The latest survey of 5,000 households by the Conference Board, a US business group, shows that low prices and few worries about unemployment are keeping consumers happy.
"Neither the crisis in Kosovo nor recent price surges at the gas pump have cooled consumer optimism," said Lynn Franco, of the Board's Consumer Research Centre.
She added that "low inflation and a strong job market are providing a durable foundation for historically high levels of consumer confidence."
The main index of consumer confidence rose to 135.8 in May from 135.5 in April. It was the seventh straight increase, and "the longest uptrend in the 32 year history of the survey", according to the Board.
Rebound since last summer
The index has recovered sharply since the autumn when the Russian default threatened a world financial meltdown.
Currently only one in eight US households believe jobs are hard to find, while one in four believed their incomes would rise.
Optimism about current business conditions is even stronger, with 44% believing them to be good, as opposed to only 8% who say they are poor.

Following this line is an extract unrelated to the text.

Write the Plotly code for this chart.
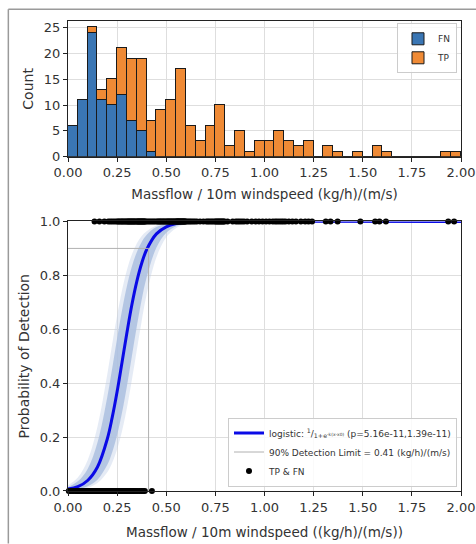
import plotly.graph_objects as go

# ---------------- data ----------------
# histogram: 40 bins of width 0.05 between 0 and 2
bin_width = 0.05
bin_left = [round(i * 0.05, 2) for i in range(40)]
fn_counts = [6, 11, 24, 11, 10, 12, 7, 5, 1, 0,
             0, 0, 0, 0, 0, 0, 0, 0, 0, 0,
             0, 0, 0, 0, 0, 0, 0, 0, 0, 0,
             0, 0, 0, 0, 0, 0, 0, 0, 0, 0]
tp_counts = [0, 0, 1, 2, 5, 9, 12, 14, 6, 9,
             11, 17, 6, 3, 6, 10, 2, 5, 1, 3,
             3, 5, 3, 2, 3, 0, 2, 1, 0, 1,
             0, 2, 1, 0, 0, 0, 0, 0, 1, 1]

# fitted probability of detection curve and its confidence bands
curve_x = [0, 0.05, 0.1, 0.15, 0.2, 0.225, 0.25, 0.275, 0.3, 0.325, 0.35, 0.375,
           0.4, 0.45, 0.5, 0.55, 0.6, 0.7, 2.0]
curve_p = [0.007, 0.016, 0.039, 0.089, 0.193, 0.273, 0.369, 0.478, 0.588, 0.691, 0.777, 0.845,
           0.895, 0.954, 0.980, 0.992, 0.997, 0.9994, 1.0]
inner_hi = [0.015, 0.036, 0.082, 0.180, 0.349, 0.455, 0.567, 0.671, 0.761, 0.833, 0.886, 0.924,
            0.950, 0.979, 0.991, 0.996, 0.9985, 0.9998, 1.0]
inner_lo = [0.003, 0.007, 0.018, 0.042, 0.097, 0.144, 0.208, 0.291, 0.390, 0.500, 0.610, 0.710,
            0.792, 0.903, 0.958, 0.982, 0.993, 0.9988, 1.0]
outer_hi = [0.021, 0.050, 0.114, 0.239, 0.433, 0.545, 0.651, 0.745, 0.820, 0.877, 0.918, 0.946,
            0.964, 0.985, 0.994, 0.9975, 0.999, 1.0, 1.0]
outer_lo = [0.002, 0.005, 0.012, 0.030, 0.070, 0.105, 0.155, 0.223, 0.309, 0.412, 0.522, 0.631,
            0.728, 0.867, 0.941, 0.975, 0.9895, 0.9982, 1.0]

detection_limit = 0.41
detection_level = 0.9

# individual samples: TP detected (1), FN missed (0)
tp_x = [0.135,
        0.16, 0.185,
        0.205, 0.215, 0.225, 0.235, 0.245,
        0.253, 0.258, 0.264, 0.27, 0.275, 0.28, 0.286, 0.291, 0.297,
        0.302, 0.306, 0.31, 0.314, 0.318, 0.322, 0.326, 0.33, 0.334, 0.338, 0.342, 0.347,
        0.352, 0.355, 0.358, 0.362, 0.365, 0.368, 0.372, 0.375, 0.378, 0.382, 0.385, 0.388, 0.392, 0.396,
        0.404, 0.412, 0.42, 0.428, 0.436, 0.444,
        0.453, 0.458, 0.464, 0.469, 0.474, 0.48, 0.485, 0.49, 0.496,
        0.502, 0.506, 0.511, 0.515, 0.52, 0.524, 0.529, 0.533, 0.538, 0.542, 0.547,
        0.551, 0.554, 0.557, 0.56, 0.562, 0.565, 0.568, 0.571, 0.574, 0.577, 0.58, 0.583,
        0.586, 0.589, 0.592, 0.595, 0.598,
        0.604, 0.612, 0.62, 0.628, 0.637, 0.646,
        0.656, 0.672, 0.689,
        0.704, 0.712, 0.72, 0.729, 0.737, 0.746,
        0.752, 0.757, 0.762, 0.767, 0.772, 0.777, 0.782, 0.787, 0.792, 0.797,
        0.812, 0.838,
        0.854, 0.864, 0.874, 0.885, 0.896,
        0.912, 0.935,
        0.955, 0.972, 0.99,
        1.008, 1.025, 1.042,
        1.054, 1.064, 1.075, 1.086, 1.096,
        1.107, 1.124, 1.142,
        1.16, 1.185,
        1.207, 1.224, 1.242,
        1.312, 1.336,
        1.372,
        1.488,
        1.563, 1.585,
        1.618,
        1.935,
        1.965]
fn_x = [0.004, 0.012, 0.021, 0.029, 0.038, 0.046,
        0.052, 0.056, 0.061, 0.065, 0.07, 0.074, 0.078, 0.083, 0.087, 0.092, 0.097,
        0.101, 0.103, 0.105, 0.107, 0.109, 0.111, 0.113, 0.115, 0.117, 0.119, 0.121, 0.123,
        0.125, 0.127, 0.129, 0.131, 0.133, 0.135, 0.137, 0.139, 0.141, 0.143, 0.145, 0.148,
        0.152, 0.156, 0.161, 0.165, 0.17, 0.174, 0.178, 0.183, 0.187, 0.192, 0.197,
        0.203, 0.208, 0.213, 0.218, 0.223, 0.228, 0.233, 0.238, 0.243, 0.248,
        0.252, 0.256, 0.26, 0.264, 0.268, 0.272, 0.276, 0.28, 0.284, 0.288, 0.292, 0.296,
        0.304, 0.311, 0.318, 0.325, 0.332, 0.339, 0.346,
        0.355, 0.364, 0.373, 0.382, 0.391,
        0.427]

x_ticks = [0, 0.25, 0.5, 0.75, 1.0, 1.25, 1.5, 1.75, 2.0]
count_ticks = [0, 5, 10, 15, 20, 25]
prob_ticks = [0, 0.2, 0.4, 0.6, 0.8, 1.0]

# ---------------- figure ----------------
FONT = "DejaVu Sans"
BLUE = "#3a76b4"
ORANGE = "#ef8a35"
GRID = "#dedede"

W, H = 476, 544
ML, MR, MT, MB = 67.7, 15, 20.7, 52.5
plot_h = H - MT - MB


def ypaper(px):
    return (H - MB - px) / plot_h


def xpaper(px):
    return (px - ML) / (W - ML - MR)


bin_centers = [b + bin_width / 2 for b in bin_left]

fig = go.Figure()

fig.add_trace(go.Bar(x=bin_centers, y=fn_counts, width=bin_width, name="FN",
                     marker=dict(color=BLUE, line=dict(color="#1a1a1a", width=1)),
                     xaxis="x", yaxis="y", legend="legend"))
fig.add_trace(go.Bar(x=bin_centers, y=tp_counts, width=bin_width, name="TP",
                     marker=dict(color=ORANGE, line=dict(color="#1a1a1a", width=1)),
                     xaxis="x", yaxis="y", legend="legend"))

# bands
fig.add_trace(go.Scatter(x=curve_x, y=outer_lo, mode="lines", line=dict(width=0, shape="spline"),
                         showlegend=False, hoverinfo="skip", xaxis="x2", yaxis="y2"))
fig.add_trace(go.Scatter(x=curve_x, y=outer_hi, mode="lines", line=dict(width=0, shape="spline"),
                         fill="tonexty", fillcolor="rgba(190,206,230,0.4)",
                         showlegend=False, hoverinfo="skip", xaxis="x2", yaxis="y2"))
fig.add_trace(go.Scatter(x=curve_x, y=inner_lo, mode="lines", line=dict(width=0, shape="spline"),
                         showlegend=False, hoverinfo="skip", xaxis="x2", yaxis="y2"))
fig.add_trace(go.Scatter(x=curve_x, y=inner_hi, mode="lines", line=dict(width=0, shape="spline"),
                         fill="tonexty", fillcolor="rgba(172,192,223,0.85)",
                         showlegend=False, hoverinfo="skip", xaxis="x2", yaxis="y2"))

logistic_label = ("logistic: <sup>1</sup>/<sub>1+e<sup>-k(x-x0)</sup></sub>"
                  " (p=5.16e-11,1.39e-11)")
fig.add_trace(go.Scatter(x=curve_x, y=curve_p, mode="lines",
                         line=dict(color="#0a0ae6", width=3, shape="spline"),
                         name=logistic_label, xaxis="x2", yaxis="y2", legend="legend2"))
fig.add_trace(go.Scatter(x=[0, detection_limit, detection_limit],
                         y=[detection_level, detection_level, 0], mode="lines",
                         line=dict(color="#b0b0b0", width=1),
                         name="90% Detection Limit = 0.41 (kg/h)/(m/s)",
                         xaxis="x2", yaxis="y2", legend="legend2"))
fig.add_trace(go.Scatter(x=tp_x + fn_x, y=[1] * len(tp_x) + [0] * len(fn_x), mode="markers",
                         marker=dict(color="black", size=6), cliponaxis=False,
                         name="TP & FN", xaxis="x2", yaxis="y2", legend="legend2"))

axis_common = dict(showgrid=True, gridcolor=GRID, gridwidth=1, showline=True,
                   linecolor="#222", linewidth=1, mirror=True, ticks="outside",
                   ticklen=4, tickcolor="#222", tickfont=dict(size=13, color="#333"),
                   zeroline=False, automargin=False)

top_bottom = ypaper(156.7)
bot_top = ypaper(221.5)

fig.update_layout(
    width=W, height=H,
    margin=dict(l=ML, r=MR, t=MT, b=MB),
    paper_bgcolor="white", plot_bgcolor="white",
    barmode="stack", bargap=0,
    font=dict(family=FONT, size=13, color="#333"),
    xaxis=dict(domain=[0, 1], anchor="y", range=[0, 2], tickvals=x_ticks, tickformat=".2f",
               title=dict(text="Massflow / 10m windspeed (kg/h)/(m/s)", font=dict(size=13.5),
                          standoff=10),
               **axis_common),
    yaxis=dict(domain=[top_bottom, 1], anchor="x", range=[0, 26.25], tickvals=count_ticks,
               title=dict(text="Count", font=dict(size=14), standoff=6),
               **axis_common),
    xaxis2=dict(domain=[0, 1], anchor="y2", range=[0, 2], tickvals=x_ticks, tickformat=".2f",
                title=dict(text="Massflow / 10m windspeed ((kg/h)/(m/s))", font=dict(size=13.5),
                           standoff=13),
                **axis_common),
    yaxis2=dict(domain=[0, bot_top], anchor="x2", range=[0, 1], tickvals=prob_ticks,
                tickformat=".1f",
                title=dict(text="Probability of Detection", font=dict(size=14), standoff=6),
                **axis_common),
    legend=dict(x=xpaper(457), y=ypaper(23), xanchor="right", yanchor="top",
                bgcolor="rgba(255,255,255,0.85)", bordercolor="#cccccc", borderwidth=1,
                font=dict(size=9, color="#333"), itemwidth=30, traceorder="normal"),
    legend2=dict(x=xpaper(457), y=ypaper(487), xanchor="right", yanchor="bottom",
                 bgcolor="rgba(255,255,255,0.85)", bordercolor="#cccccc", borderwidth=1,
                 font=dict(size=9, color="#333"), itemwidth=30, traceorder="normal"),
    shapes=[dict(type="line", xref="paper", yref="paper",
                 x0=xpaper(8), x1=xpaper(8), y0=ypaper(544), y1=ypaper(9),
                 line=dict(color="#9a9a9a", width=1.5), layer="below"),
            dict(type="line", xref="paper", yref="paper",
                 x0=xpaper(8), x1=xpaper(476), y0=ypaper(9), y1=ypaper(9),
                 line=dict(color="#9a9a9a", width=1.5), layer="below")],
    showlegend=True,
)

fig.write_html("out.html",
               config={"displayModeBar": False},
               post_script=("document.documentElement.style.overflow='hidden';"
                            "document.body.style.margin='0';"
                            "document.body.style.overflow='hidden';"))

"Unemployment is low, those who want to work can. Wages are rising faster than inflation, so consumers are getting ahead," said Gary Thayer, chief economist at A.G. Edwards and Sons.
Consumer spending makes up two-thirds of the US economy, and the survey evidence suggests that it will continue to soar.
That could worry the US central bank, the Federal Reserve, which recently declared itself on inflation alert, saying it would raise interest rates if necessary.
The US economic boom has helped keep the rest of the world out of recession. However, this in turn is sucking in imports, triggering a burgeoning trade deficit.
In the last three months, the United States has had the highest growth rate among the world's big industrial countries, with Gross Domestic Product - the total output of an economy - growing at an annual rate of 4.5%.